The Forno Grande State Park is in the municipality of Castelo, Espírito Santo.
It has an area of 730 ha.
It protects the second highest peak in the state of Espírito Santo, the 2039 m Forno Grande Peak.
It contains trails and waterfalls.
The area includes a large cloud forest at the top of the peak.
It is home to endangered species such as the cougar (Puma concolor), ocelot (Leopardus pardalis) and southern muriqui (Brachyteles arachnoides).

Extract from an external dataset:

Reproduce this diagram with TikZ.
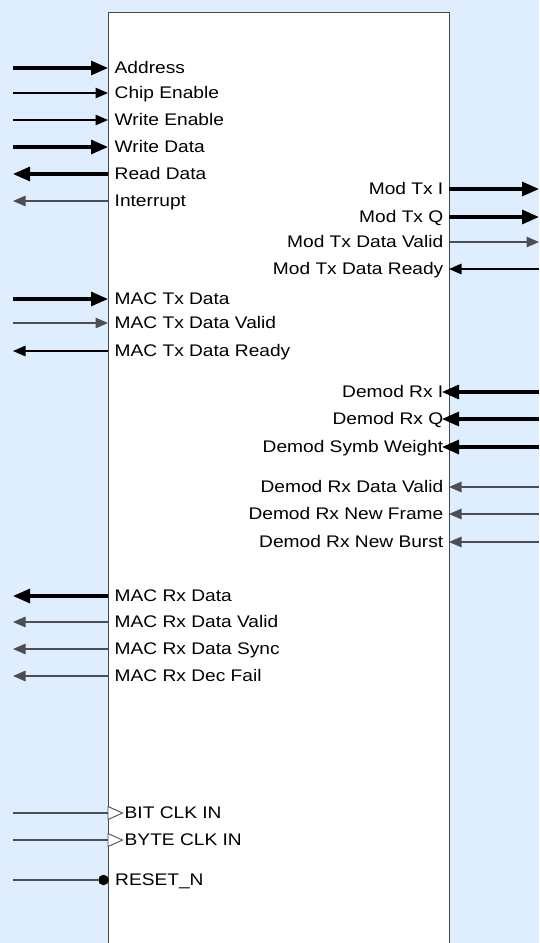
\documentclass[tikz,border=0pt]{standalone}
\usepackage{fontspec}
\setmainfont{Liberation Sans}[FakeStretch=1.14]
\usetikzlibrary{arrows.meta}
\definecolor{bgblue}{RGB}{222,238,255}
\definecolor{boxline}{RGB}{70,74,80}
\definecolor{sgrey}{RGB}{75,78,82}
\tikzset{
  lbl/.style={inner sep=0pt, font=\fontsize{16.8}{19}\selectfont},
  lblL/.style={lbl, anchor=base west},
  lblR/.style={lbl, anchor=base east},
  bus/.style={line width=3.1pt, black},
  sig/.style={line width=1.3pt},
  bustip/.tip={Triangle[length=17pt,width=14pt]},
  sigtip/.tip={Triangle[length=12.5pt,width=10.5pt]},
  busin/.style={bus, -bustip},
  busout/.style={bus, bustip-},
  sigin/.style={sig, -sigtip},
  sigout/.style={sig, sigtip-},
}
\begin{document}
\begin{tikzpicture}[x=1pt,y=-1pt]
\useasboundingbox (0,0) rectangle (539,943);
\clip (0,0) rectangle (539,943);
\fill[bgblue] (0,0) rectangle (539,943);
\node[draw=boxline, line width=1.4pt, fill=white, anchor=north west, inner sep=0pt,
      minimum width=341pt, minimum height=960pt] (blk) at (108,11.5) {};
% left side signals: y / text / style / colour
\foreach \y/\t/\s/\c in {
  68/Address/busin/black,
  93/Chip Enable/sigin/black,
  120/Write Enable/sigin/black,
  147/Write Data/busin/black,
  174/Read Data/busout/black,
  201/Interrupt/sigout/sgrey,
  299/MAC Tx Data/busin/black,
  323/MAC Tx Data Valid/sigin/sgrey,
  351/MAC Tx Data Ready/sigout/black,
  596/MAC Rx Data/busout/black,
  622/MAC Rx Data Valid/sigout/sgrey,
  649/MAC Rx Data Sync/sigout/sgrey,
  676/MAC Rx Dec Fail/sigout/sgrey}{
  \node[lblL] (tL\y) at (114.5,\y+5.9) {\t};
  \coordinate (eL\y) at (13,\y);
  \coordinate (pL\y) at (108,\y);
  \draw[\s, draw=\c] (eL\y) -- (pL\y);
}
% right side signals: y / text / style / colour / pin x
\foreach \y/\t/\s/\c/\px in {
  189/Mod Tx I/busout/black/449,
  217/Mod Tx Q/busout/black/449,
  242/Mod Tx Data Valid/sigout/sgrey/449,
  269/Mod Tx Data Ready/sigin/black/449,
  392/Demod Rx I/busin/black/442,
  419/Demod Rx Q/busin/black/442,
  447/Demod Symb Weight/busin/black/442,
  487/Demod Rx Data Valid/sigin/sgrey/449,
  514/Demod Rx New Frame/sigin/sgrey/449,
  542/Demod Rx New Burst/sigin/sgrey/449}{
  \node[lblR] (tR\y) at (443.5,\y+5.9) {\t};
  \coordinate (eR\y) at (539,\y);
  \coordinate (pR\y) at (\px,\y);
  \draw[\s, draw=\c] (eR\y) -- (pR\y);
}
% clock inputs
\foreach \y/\t in {813/BIT CLK IN, 840/BYTE CLK IN}{
  \node[lblL] (tC\y) at (124.5,\y+5.9) {\t};
  \coordinate (eC\y) at (13,\y);
  \coordinate (pC\y) at (108,\y);
  \draw[sig, draw=sgrey] (eC\y) -- (pC\y);
  \draw[line width=0.9pt, draw=sgrey, fill=white, line join=miter]
    (108,\y-6.5) -- (122.5,\y) -- (108,\y+6.5) -- cycle;
}
% reset
\node[lblL] (tRst) at (115,880+5.9) {RESET\_N};
\node[circle, fill=black, inner sep=0pt, minimum size=10.5pt] (rdot) at (103.5,880) {};
\coordinate (eRst) at (13,880);
\draw[sig, draw=sgrey] (eRst) -- (rdot.west);
\end{tikzpicture}
\end{document}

The park includes a visitor center with the Onça Pintada (Cougar) museum, and is open daily from 8:00 to 17:30.
The visitor center has restrooms, drinking fountains and collections of fauna and flora.
There is also a small accommodation for researchers with beds, mattresses, kitchen and bathroom.
Camping is not allowed, and there is no restaurant in the park, but there are facilities nearby.
The park gets about 200 visitors per month.

==History==

The Forno Grande State Park was created on 31 October 1960 as a forest reserve.
In 1998 law 7.528 converted it to a state park with the objectives of conserving fauna and flora.
It became part of the Central Atlantic Forest Ecological Corridor, created in 2002.
It has been administered by the State Institute of the Environment and Water Resources (IEMA) since September 2007.
The park was closed to visitors indefinitely in September 2016 for safety reasons, to avoid fires after a long period of drought in which the two springs had dried up.